La metáfora, sin embargo, resulta pertinente: el grado de exageración ha llegado al extremo de intentar proteger lo que nunca existió. Notable, desde luego. El patrimonio histórico de Sevilla, que es un tema capital para entender la ciudad, queda así reducido a un mero argumento político de ocasión, sin análisis, reflexión o convicción alguna. Sin el más mínimo rigor. Sevilla lleva más de dos décadas elaborando planes y catálogos de protección del Conjunto Histórico mientras el Ayuntamiento concede licencias que, por la vía de los hechos, han destruido por un lado lo que por otro, sobre el papel, quedaba teóricamente blindado. Más: hasta hace apenas unos años la ciudad no tenía siquiera establecido marco patrimonial alguno para el corazón de la propia urbe histórica. Algo nada casual.

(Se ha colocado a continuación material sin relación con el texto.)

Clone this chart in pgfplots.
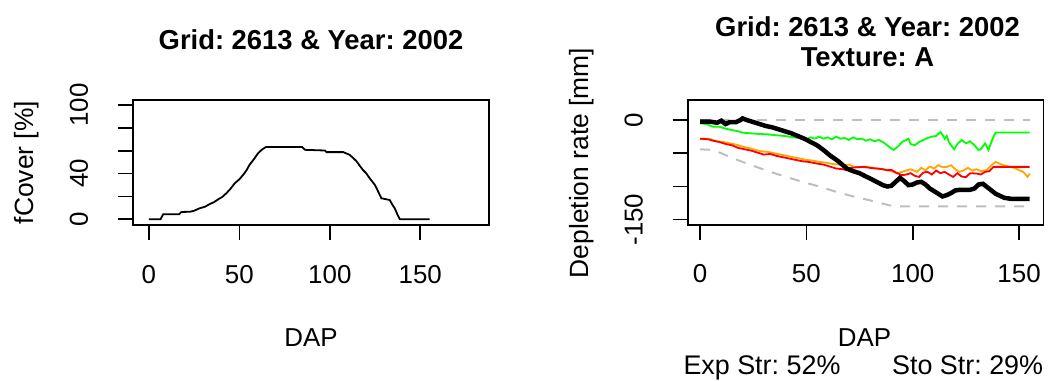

Los grandes monumentos, por fortuna, todavía resisten. Pero no es un mérito municipal, sino autonómico. La Junta es quien, en ejercicio de sus competencias, dictamina sobre este particular. Lo que sí se ha destruido es otro tipo de patrimonio urbano. Acaso tan importante como el mayestático: el caserío. La ciudad diminuta. Todo el tejido urbano que servía de asiento a los grandes hitos arquitectónicos hispalenses: edificios civiles, palacios, residencias. El contexto que explicaba la ciudad histórica. Lo que permitía la permanencia de las fotos antiguas, en sepia, que tanto gustan a algunos prohombres.
Toda esta herencia, vinculada por vía directa a la arquitectura popular, que es la que se hace sin arquitectos y sin dinero, y que era magnífica, es la que ya casi no existe. Ni perdura. No sé cómo vamos a convertirnos en una urbe patrimonial de referencia mundial con estos antecedentes. O dada la nefasta calidad de las obras municipales. O defendiendo todavía iniciativas tan aldeanas como colonizar los espacios públicos de estatuas innecesarias concebidas exclusivamente para pagar los favores de los propagandistas de la nueva iglesia. Podemos seguir presumiendo, dando la chapa e insistiendo en la eterna catequesis. Como queramos. Pero el verdadero mensaje evangélico (patrimonial, en este caso) lo tenemos bien olvidado.